Thanks for sharing your poem Ches, good to see you around YWS!
alliyah
Hi, I'm here for a mini-review. Just a heads-up, my mini-reviews definitely do not list all the things I liked about a poem, just what struck me most on first read.
So, here we go.
What I loved:
The strongest part of your poem is the ending, with your powerful repetition:
Because you're just
Another chink in the system
It means that
It means that
It means that
The 'it means that' struck me most because you had used it in a different sense earlier, so it kind of woke me up over here.
What could (maybe) be improved:
Paragraphing. I think a little whitespace, dividing it into sections, could aid clarity. OMG, what if it was like a picture poem and you made all the stanzas square to show segregation?

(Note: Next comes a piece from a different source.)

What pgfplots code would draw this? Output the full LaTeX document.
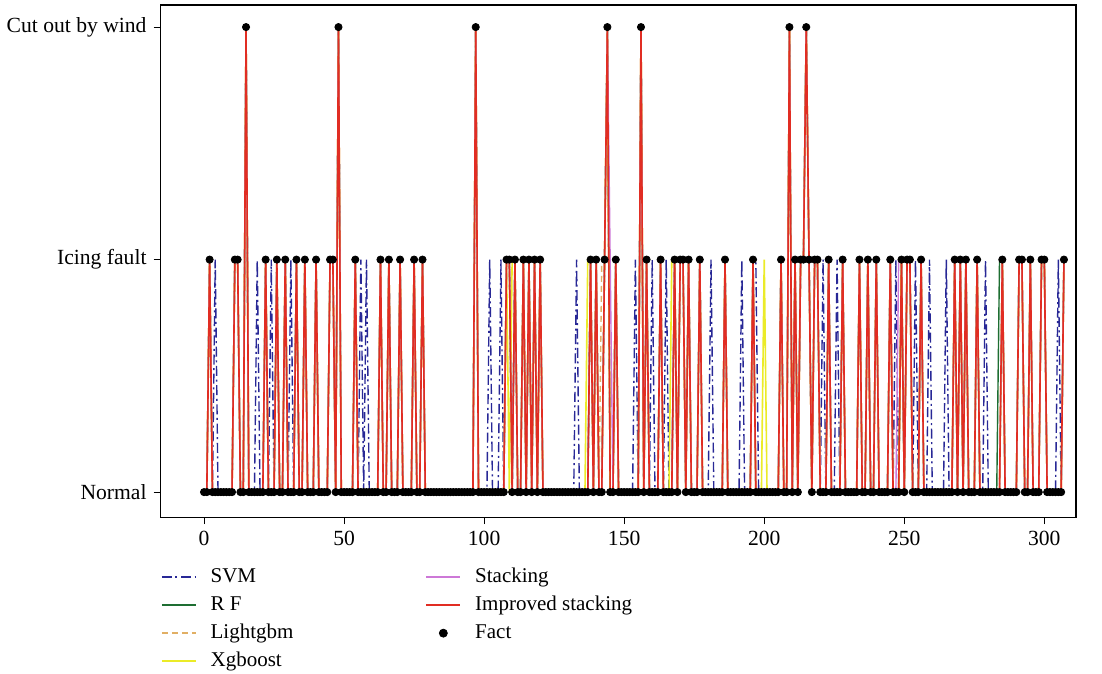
\documentclass[border=0pt]{standalone}
\usepackage{pgfplots}
\pgfplotsset{compat=1.18}
\usepackage{pgfplotstable}
\usepackage{fontspec}
\setmainfont{Liberation Serif}

\definecolor{svmc}{RGB}{40,40,150}
\definecolor{rfc}{RGB}{30,110,50}
\definecolor{lgbc}{RGB}{225,175,100}
\definecolor{xgbc}{RGB}{235,235,40}
\definecolor{stkc}{RGB}{205,120,215}
\definecolor{impc}{RGB}{225,45,35}

\pgfplotstableread{
x fact svm rf lgb xgb stk imp
0 0 0 0 0 0 0 0
1 0 0 0 0 0 0 0
2 1 1 1 1 1 1 1
3 0 0 0 0 0 0 0
4 0 1 0 0 0 0 0
5 0 0 0 0 0 0 0
6 0 0 0 0 0 0 0
7 0 0 0 0 0 0 0
8 0 0 0 0 0 0 0
9 0 0 0 0 0 0 0
10 0 0 0 0 0 0 0
11 1 1 1 1 1 1 1
12 1 1 1 1 1 1 1
13 0 0 0 0 0 0 0
14 0 0 0 0 0 0 0
15 2 2 2 2 2 2 2
16 0 0 0 0 0 0 0
17 0 0 0 0 0 0 0
18 0 0 0 0 0 0 0
19 0 1 0 0 0 0 0
20 0 0 0 0 0 0 0
21 0 0 0 0 0 0 0
22 1 1 1 1 1 1 1
23 0 0 0 0 0 0 0
24 0 1 0 0 0 0 0
25 0 0 0 0 0 0 0
26 1 1 1 1 1 1 1
27 0 0 0 0 0 0 0
28 0 0 0 0 0 0 0
29 1 1 1 1 1 1 1
30 0 0 0 0 0 0 0
31 0 1 0 0 0 0 0
32 0 0 0 0 0 0 0
33 1 1 1 1 1 1 1
34 0 0 0 0 0 0 0
35 0 0 0 0 0 0 0
36 1 1 1 1 1 1 1
37 0 0 0 0 0 0 0
38 0 0 0 0 0 0 0
39 0 0 0 0 0 0 0
40 1 1 1 1 1 1 1
41 0 0 0 0 0 0 0
42 0 0 0 0 0 0 0
43 0 0 0 0 0 0 0
44 0 0 0 0 0 0 0
45 1 1 1 1 1 1 1
46 1 1 1 1 1 1 1
47 0 0 0 0 0 0 0
48 2 2 2 2 2 2 2
49 0 0 0 0 0 0 0
50 0 0 0 0 0 0 0
51 0 0 0 0 0 0 0
52 0 0 0 0 0 0 0
53 0 0 0 0 0 0 0
54 1 1 1 1 1 1 1
55 0 0 0 0 0 0 0
56 0 1 0 0 0 0 0
57 0 0 0 0 0 0 0
58 0 1 0 0 0 0 0
59 0 0 0 0 0 0 0
60 0 0 0 0 0 0 0
61 0 0 0 0 0 0 0
62 0 0 0 0 0 0 0
63 1 1 1 1 1 1 1
64 0 0 0 0 0 0 0
65 0 0 0 0 0 0 0
66 1 1 1 1 1 1 1
67 0 0 0 0 0 0 0
68 0 0 0 0 0 0 0
69 0 0 0 0 0 0 0
70 1 1 1 1 1 1 1
71 0 0 0 0 0 0 0
72 0 0 0 0 0 0 0
73 0 0 0 0 0 0 0
74 0 0 0 0 0 0 0
75 1 1 1 1 1 1 1
76 0 0 0 0 0 0 0
77 0 0 0 0 0 0 0
78 1 1 1 1 1 1 1
79 0 0 0 0 0 0 0
80 0 0 0 0 0 0 0
81 0 0 0 0 0 0 0
82 0 0 0 0 0 0 0
83 0 0 0 0 0 0 0
84 0 0 0 0 0 0 0
85 0 0 0 0 0 0 0
86 0 0 0 0 0 0 0
87 0 0 0 0 0 0 0
88 0 0 0 0 0 0 0
89 0 0 0 0 0 0 0
90 0 0 0 0 0 0 0
91 0 0 0 0 0 0 0
92 0 0 0 0 0 0 0
93 0 0 0 0 0 0 0
94 0 0 0 0 0 0 0
95 0 0 0 0 0 0 0
96 0 0 0 0 0 0 0
97 2 2 2 2 2 2 2
98 0 0 0 0 0 0 0
99 0 0 0 0 0 0 0
100 0 0 0 0 0 0 0
101 0 0 0 0 0 0 0
102 0 1 0 0 0 0 0
103 0 0 0 0 0 0 0
104 0 0 0 0 0 0 0
105 0 0 0 0 0 0 0
106 0 1 0 0 0 0 0
107 0 0 0 0 0 0 0
108 1 1 1 1 1 1 1
109 1 1 1 1 0 1 1
110 0 0 0 0 1 0 0
111 1 1 1 1 1 1 1
112 0 0 0 0 0 0 0
113 0 0 0 0 0 0 0
114 1 1 1 1 1 1 1
115 0 0 0 0 0 0 0
116 1 1 1 1 1 1 1
117 0 0 0 0 0 0 0
118 1 1 1 1 1 1 1
119 0 0 0 0 0 0 0
120 1 1 1 1 1 1 1
121 0 0 0 0 0 0 0
122 0 0 0 0 0 0 0
123 0 0 0 0 0 0 0
124 0 0 0 0 0 0 0
125 0 0 0 0 0 0 0
126 0 0 0 0 0 0 0
127 0 0 0 0 0 0 0
128 0 0 0 0 0 0 0
129 0 0 0 0 0 0 0
130 0 0 0 0 0 0 0
131 0 0 0 0 0 0 0
132 0 0 0 0 0 0 0
133 0 1 0 0 0 0 0
134 0 0 0 0 0 0 0
135 0 0 0 0 0 0 0
136 0 0 0 0 0 0 0
137 0 0 0 0 1 0 0
138 1 1 1 1 1 1 1
139 0 0 0 0 0 0 0
140 1 1 1 1 1 1 1
141 0 0 0 0 0 0 0
142 0 0 0 1 0 0 0
143 1 1 1 1 1 1 1
144 2 2 2 2 2 2 2
145 0 0 0 0 0 1 0
146 0 0 0 0 0 0 0
147 1 1 1 1 1 1 1
148 0 0 0 0 0 0 0
149 0 0 0 0 0 0 0
150 0 0 0 0 0 0 0
151 0 0 0 0 0 0 0
152 0 0 0 0 0 0 0
153 0 0 0 0 0 0 0
154 0 1 0 0 0 0 0
155 0 0 0 0 0 0 0
156 2 2 2 2 2 2 2
157 0 0 0 0 0 0 0
158 1 1 1 1 1 1 1
159 0 0 0 0 0 0 0
160 0 1 0 0 0 0 0
161 0 0 0 0 0 0 0
162 0 0 0 0 0 0 0
163 1 1 1 1 1 1 1
164 0 0 0 0 0 0 0
165 0 1 0 0 0 0 0
166 0 0 0 0 0 0 0
167 0 0 0 0 1 0 0
168 1 1 1 1 1 1 1
169 0 0 0 0 0 0 0
170 1 1 1 1 1 1 1
171 1 1 1 1 1 1 1
172 0 0 0 0 0 0 0
173 1 1 1 1 1 1 1
174 0 0 0 0 0 0 0
175 0 0 0 0 0 0 0
176 0 0 0 0 0 0 0
177 1 1 1 1 1 1 1
178 0 0 0 0 0 0 0
179 0 0 0 0 0 0 0
180 0 0 0 0 0 0 0
181 0 1 0 0 0 0 0
182 0 0 0 0 0 0 0
183 0 0 0 0 0 0 0
184 0 0 0 0 0 0 0
185 0 0 0 0 0 0 0
186 1 1 1 1 1 1 1
187 0 0 0 0 0 0 0
188 0 0 0 0 0 0 0
189 0 0 0 0 0 0 0
190 0 0 0 0 0 0 0
191 0 0 0 0 0 0 0
192 0 1 0 0 0 0 0
193 0 0 0 0 0 0 0
194 0 0 0 0 0 0 0
195 0 0 0 0 0 0 0
196 1 1 1 1 1 1 1
197 0 1 0 0 0 0 0
198 0 0 0 0 0 0 0
199 0 0 0 0 0 0 0
200 0 0 0 0 1 0 0
201 0 0 0 0 0 0 0
202 0 0 0 0 0 0 0
203 0 0 0 0 0 0 0
204 0 0 0 0 0 0 0
205 0 0 0 0 0 0 0
206 1 1 1 1 1 1 1
207 0 0 0 0 0 0 0
208 0 0 0 0 0 0 0
209 2 2 2 2 2 2 2
210 0 0 0 0 0 0 0
211 1 1 1 1 1 1 1
212 0 0 0 0 0 0 0
213 1 1 1 1 1 1 1
214 1 1 1 1 1 1 1
215 2 2 2 2 2 2 2
216 1 1 1 1 1 1 1
217 0 0 0 0 0 0 0
218 1 1 1 1 1 1 1
219 1 1 1 1 1 1 1
220 0 0 0 0 0 0 0
221 0 1 0 0 0 0 0
222 0 0 0 0 0 0 0
223 1 1 1 1 1 1 1
224 0 0 0 0 0 0 0
225 0 0 0 0 0 0 0
226 0 1 0 0 0 0 0
227 0 0 0 0 0 0 0
228 1 1 1 1 1 1 1
229 0 0 0 0 0 0 0
230 0 0 0 0 0 0 0
231 0 0 0 0 0 0 0
232 0 0 0 0 0 0 0
233 0 0 0 0 0 0 0
234 1 1 1 1 1 1 1
235 0 0 0 0 0 0 0
236 0 0 0 0 0 0 0
237 1 1 1 1 1 1 1
238 0 0 0 0 0 0 0
239 0 0 0 0 0 0 0
240 1 1 1 1 1 1 1
241 0 0 0 0 0 0 0
242 0 0 0 0 0 0 0
243 0 0 0 0 0 0 0
244 0 0 0 0 0 0 0
245 1 1 1 1 1 1 1
246 0 0 0 0 0 0 0
247 0 1 0 0 0 0 0
248 0 0 0 0 0 1 0
249 1 1 1 1 1 1 1
250 0 0 0 0 0 0 0
251 1 1 1 1 1 1 1
252 1 1 1 1 1 1 1
253 0 0 0 0 0 0 0
254 0 1 0 0 0 0 0
255 0 0 0 0 0 0 0
256 1 1 1 1 1 1 1
257 0 0 0 0 0 0 0
258 0 0 0 0 0 0 0
259 0 1 0 0 0 0 0
260 0 0 0 0 0 0 0
261 0 0 0 0 0 0 0
262 0 0 0 0 0 0 0
263 0 0 0 0 0 0 0
264 0 0 0 0 0 0 0
265 0 1 0 0 0 0 0
266 0 0 0 0 0 0 0
267 0 0 0 0 0 0 0
268 1 1 1 1 1 1 1
269 0 0 0 0 0 0 0
270 1 1 1 1 1 1 1
271 0 0 0 0 0 0 0
272 1 1 1 1 1 1 1
273 0 0 0 0 0 0 0
274 0 0 0 0 0 0 0
275 0 0 0 0 0 0 0
276 1 1 1 1 1 1 1
277 0 0 0 0 0 0 0
278 0 0 0 0 0 0 0
279 0 1 0 0 0 0 0
280 0 0 0 0 0 0 0
281 0 0 0 0 0 0 0
282 0 0 0 0 0 0 0
283 0 0 0 0 0 0 0
284 0 0 1 0 0 0 0
285 1 1 1 1 1 1 1
286 0 0 0 0 0 0 0
287 0 0 0 0 0 0 0
288 0 0 0 0 0 0 0
289 0 0 0 0 0 0 0
290 0 0 0 0 0 0 0
291 1 1 1 1 1 1 1
292 1 1 1 1 1 1 1
293 0 0 0 0 0 0 0
294 0 0 0 0 0 0 0
295 1 1 1 1 1 1 1
296 0 0 0 0 0 0 0
297 0 0 0 0 0 0 0
298 0 0 0 0 0 0 0
299 1 1 1 1 1 1 1
300 1 1 1 1 1 1 1
301 0 0 0 0 0 0 0
302 0 0 0 0 0 0 0
303 0 0 0 0 0 0 0
304 0 0 0 0 0 0 0
305 0 1 0 0 0 0 0
306 0 0 0 0 0 0 0
307 1 1 1 1 1 1 1
}\data

\begin{document}
\begin{tikzpicture}
\begin{axis}[
  width=457.5pt, height=256pt, scale only axis,
  xmin=-15.5, xmax=311.3, ymin=-0.108, ymax=2.095,
  xtick={0,50,100,150,200,250,300},
  ytick={0,1,2}, yticklabels={Normal,Icing fault,Cut out by wind},
  tick align=outside, xtick pos=bottom, ytick pos=left,
  major tick length=3.5pt,
  tick style={black, line width=0.5pt},
  axis line style={black, line width=0.6pt},
  tick label style={font=\fontsize{10.8}{12}\selectfont},
  /pgf/number format/assume math mode=true,
  legend columns=2,
  legend cell align=left,
  legend style={draw=none, fill=none, inner sep=0pt,
    at={(axis description cs:0,0)}, anchor=north west,
    xshift=0pt, yshift=-23.5pt,
    font=\fontsize{10.5}{12}\selectfont,
    row sep=1.5pt,
    /tikz/every odd column/.append style={column sep=6pt},
    /tikz/every even column/.append style={column sep=65pt},
    nodes={inner sep=1pt, text height=8pt, text depth=2.5pt}},
  legend image code/.code={\draw[#1] plot coordinates {(0pt,0pt)(8.5pt,0pt)(17pt,0pt)};},
]
\addplot[svmc, line width=0.7pt, dash pattern=on 5pt off 1.8pt on 1pt off 1.8pt, forget plot] table[x=x, y=svm] {\data};
\addplot[rfc, line width=0.7pt, forget plot] table[x=x, y=rf] {\data};
\addplot[lgbc, line width=0.7pt, dash pattern=on 3pt off 2pt, forget plot] table[x=x, y=lgb] {\data};
\addplot[xgbc, line width=0.8pt, forget plot] table[x=x, y=xgb] {\data};
\addplot[stkc, line width=0.7pt, forget plot] table[x=x, y=stk] {\data};
\addplot[impc, line width=0.8pt, forget plot] table[x=x, y=imp] {\data};
\addplot[only marks, mark=*, mark size=1.8pt, black, forget plot] table[x=x, y=fact] {\data};

\addlegendimage{svmc, line width=0.7pt, dash pattern=on 5pt off 1.8pt on 1pt off 1.8pt}
\addlegendentry{SVM}
\addlegendimage{stkc, line width=0.8pt}
\addlegendentry{Stacking}
\addlegendimage{rfc, line width=0.7pt}
\addlegendentry{R F}
\addlegendimage{impc, line width=0.8pt}
\addlegendentry{Improved stacking}
\addlegendimage{lgbc, line width=0.7pt, dash pattern=on 3pt off 2pt}
\addlegendentry{Lightgbm}
\addlegendimage{only marks, mark=*, mark size=2pt, black, legend image code/.code={\fill[black] (8.5pt,0pt) circle (2pt);}}
\addlegendentry{Fact}
\addlegendimage{xgbc, line width=0.8pt}
\addlegendentry{Xgboost}
\end{axis}
\path (current axis.north east) ++(13pt,2.5pt);
\path (current axis.north west) ++(0pt,2.5pt);
\end{tikzpicture}
\end{document}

Anyway, great piece, I'm really sorry you had to go through that, thanks for bringing this perspective into my life! Keep writing x
I like this poem, it clearly came from a deeply personal place. I'm not going to do a very in depth critique about the themes or anything because I feel that might be inappropriate, but there are a couple things I saw to touch on.
"It means that you could be going to school" should probably have "and" at the end, to make it clear the next line isn't a separate thought.
Subway shouldn't be capitalized, this is only done when it's part of a proper noun like New York City Subway. According to wiki, there aren't any subways like that in Canada.
I might also play with the capitalization next time if I were you so that the lines have more variance and the sentence separations are clearer and don't have to be intuited without periods.
Good work! I hope things are better for you and your friends now.